## Dataset excerpt
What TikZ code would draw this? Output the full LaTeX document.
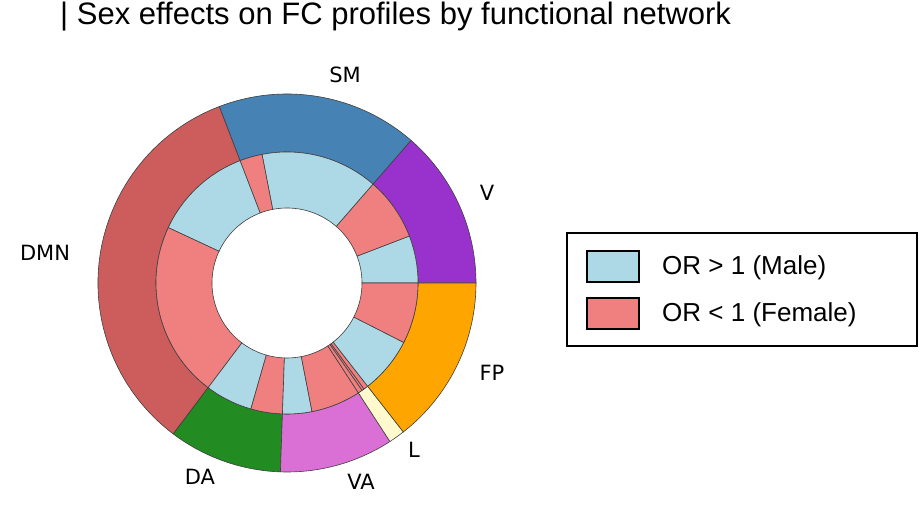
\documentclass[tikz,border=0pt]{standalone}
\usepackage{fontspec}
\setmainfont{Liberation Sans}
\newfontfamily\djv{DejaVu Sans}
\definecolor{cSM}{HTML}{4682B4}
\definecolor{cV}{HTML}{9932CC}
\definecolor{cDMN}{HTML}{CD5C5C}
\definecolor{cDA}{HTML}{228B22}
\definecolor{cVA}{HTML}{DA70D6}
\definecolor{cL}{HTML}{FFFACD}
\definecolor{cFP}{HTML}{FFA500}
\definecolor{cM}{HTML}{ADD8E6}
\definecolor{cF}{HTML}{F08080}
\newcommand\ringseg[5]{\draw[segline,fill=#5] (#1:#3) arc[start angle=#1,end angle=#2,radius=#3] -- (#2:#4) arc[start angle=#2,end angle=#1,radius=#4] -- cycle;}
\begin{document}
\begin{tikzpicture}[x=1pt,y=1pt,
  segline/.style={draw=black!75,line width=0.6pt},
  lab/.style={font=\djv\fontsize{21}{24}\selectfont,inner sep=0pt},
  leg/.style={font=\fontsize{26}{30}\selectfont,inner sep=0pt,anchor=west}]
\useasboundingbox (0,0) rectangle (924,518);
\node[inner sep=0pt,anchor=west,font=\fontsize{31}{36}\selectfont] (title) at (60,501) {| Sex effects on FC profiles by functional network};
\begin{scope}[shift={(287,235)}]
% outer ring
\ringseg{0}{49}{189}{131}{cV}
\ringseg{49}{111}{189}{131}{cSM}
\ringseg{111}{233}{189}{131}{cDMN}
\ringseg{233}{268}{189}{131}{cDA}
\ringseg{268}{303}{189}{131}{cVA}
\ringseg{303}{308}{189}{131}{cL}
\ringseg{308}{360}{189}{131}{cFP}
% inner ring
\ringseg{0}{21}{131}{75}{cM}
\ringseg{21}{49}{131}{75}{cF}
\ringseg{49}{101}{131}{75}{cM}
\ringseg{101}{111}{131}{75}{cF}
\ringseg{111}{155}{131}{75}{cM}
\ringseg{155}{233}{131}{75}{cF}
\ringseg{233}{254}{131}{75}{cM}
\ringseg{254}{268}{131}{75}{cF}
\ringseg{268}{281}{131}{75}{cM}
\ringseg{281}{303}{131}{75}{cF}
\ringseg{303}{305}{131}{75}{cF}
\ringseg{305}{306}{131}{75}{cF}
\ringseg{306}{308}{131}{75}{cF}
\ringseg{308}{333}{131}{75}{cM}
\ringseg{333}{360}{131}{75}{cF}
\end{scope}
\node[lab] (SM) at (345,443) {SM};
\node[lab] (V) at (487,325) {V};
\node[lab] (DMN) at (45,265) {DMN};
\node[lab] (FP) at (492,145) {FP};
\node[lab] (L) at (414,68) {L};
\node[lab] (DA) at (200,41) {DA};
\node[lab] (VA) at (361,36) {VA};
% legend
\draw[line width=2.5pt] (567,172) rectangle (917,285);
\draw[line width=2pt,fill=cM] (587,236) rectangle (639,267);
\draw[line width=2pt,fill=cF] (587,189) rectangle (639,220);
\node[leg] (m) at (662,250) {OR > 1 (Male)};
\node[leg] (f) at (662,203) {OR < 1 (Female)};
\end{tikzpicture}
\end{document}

## Job
Reproduce the material above verbatim; omit every picture.

## Correct response
What TikZ code would draw this? Output the full LaTeX document.
\documentclass[tikz,border=0pt]{standalone}
\usepackage{fontspec}
\setmainfont{Liberation Sans}
\newfontfamily\djv{DejaVu Sans}
\definecolor{cSM}{HTML}{4682B4}
\definecolor{cV}{HTML}{9932CC}
\definecolor{cDMN}{HTML}{CD5C5C}
\definecolor{cDA}{HTML}{228B22}
\definecolor{cVA}{HTML}{DA70D6}
\definecolor{cL}{HTML}{FFFACD}
\definecolor{cFP}{HTML}{FFA500}
\definecolor{cM}{HTML}{ADD8E6}
\definecolor{cF}{HTML}{F08080}
\newcommand\ringseg[5]{\draw[segline,fill=#5] (#1:#3) arc[start angle=#1,end angle=#2,radius=#3] -- (#2:#4) arc[start angle=#2,end angle=#1,radius=#4] -- cycle;}
\begin{document}
\begin{tikzpicture}[x=1pt,y=1pt,
  segline/.style={draw=black!75,line width=0.6pt},
  lab/.style={font=\djv\fontsize{21}{24}\selectfont,inner sep=0pt},
  leg/.style={font=\fontsize{26}{30}\selectfont,inner sep=0pt,anchor=west}]
\useasboundingbox (0,0) rectangle (924,518);
\node[inner sep=0pt,anchor=west,font=\fontsize{31}{36}\selectfont] (title) at (60,501) {| Sex effects on FC profiles by functional network};
\begin{scope}[shift={(287,235)}]
% outer ring
\ringseg{0}{49}{189}{131}{cV}
\ringseg{49}{111}{189}{131}{cSM}
\ringseg{111}{233}{189}{131}{cDMN}
\ringseg{233}{268}{189}{131}{cDA}
\ringseg{268}{303}{189}{131}{cVA}
\ringseg{303}{308}{189}{131}{cL}
\ringseg{308}{360}{189}{131}{cFP}
% inner ring
\ringseg{0}{21}{131}{75}{cM}
\ringseg{21}{49}{131}{75}{cF}
\ringseg{49}{101}{131}{75}{cM}
\ringseg{101}{111}{131}{75}{cF}
\ringseg{111}{155}{131}{75}{cM}
\ringseg{155}{233}{131}{75}{cF}
\ringseg{233}{254}{131}{75}{cM}
\ringseg{254}{268}{131}{75}{cF}
\ringseg{268}{281}{131}{75}{cM}
\ringseg{281}{303}{131}{75}{cF}
\ringseg{303}{305}{131}{75}{cF}
\ringseg{305}{306}{131}{75}{cF}
\ringseg{306}{308}{131}{75}{cF}
\ringseg{308}{333}{131}{75}{cM}
\ringseg{333}{360}{131}{75}{cF}
\end{scope}
\node[lab] (SM) at (345,443) {SM};
\node[lab] (V) at (487,325) {V};
\node[lab] (DMN) at (45,265) {DMN};
\node[lab] (FP) at (492,145) {FP};
\node[lab] (L) at (414,68) {L};
\node[lab] (DA) at (200,41) {DA};
\node[lab] (VA) at (361,36) {VA};
% legend
\draw[line width=2.5pt] (567,172) rectangle (917,285);
\draw[line width=2pt,fill=cM] (587,236) rectangle (639,267);
\draw[line width=2pt,fill=cF] (587,189) rectangle (639,220);
\node[leg] (m) at (662,250) {OR > 1 (Male)};
\node[leg] (f) at (662,203) {OR < 1 (Female)};
\end{tikzpicture}
\end{document}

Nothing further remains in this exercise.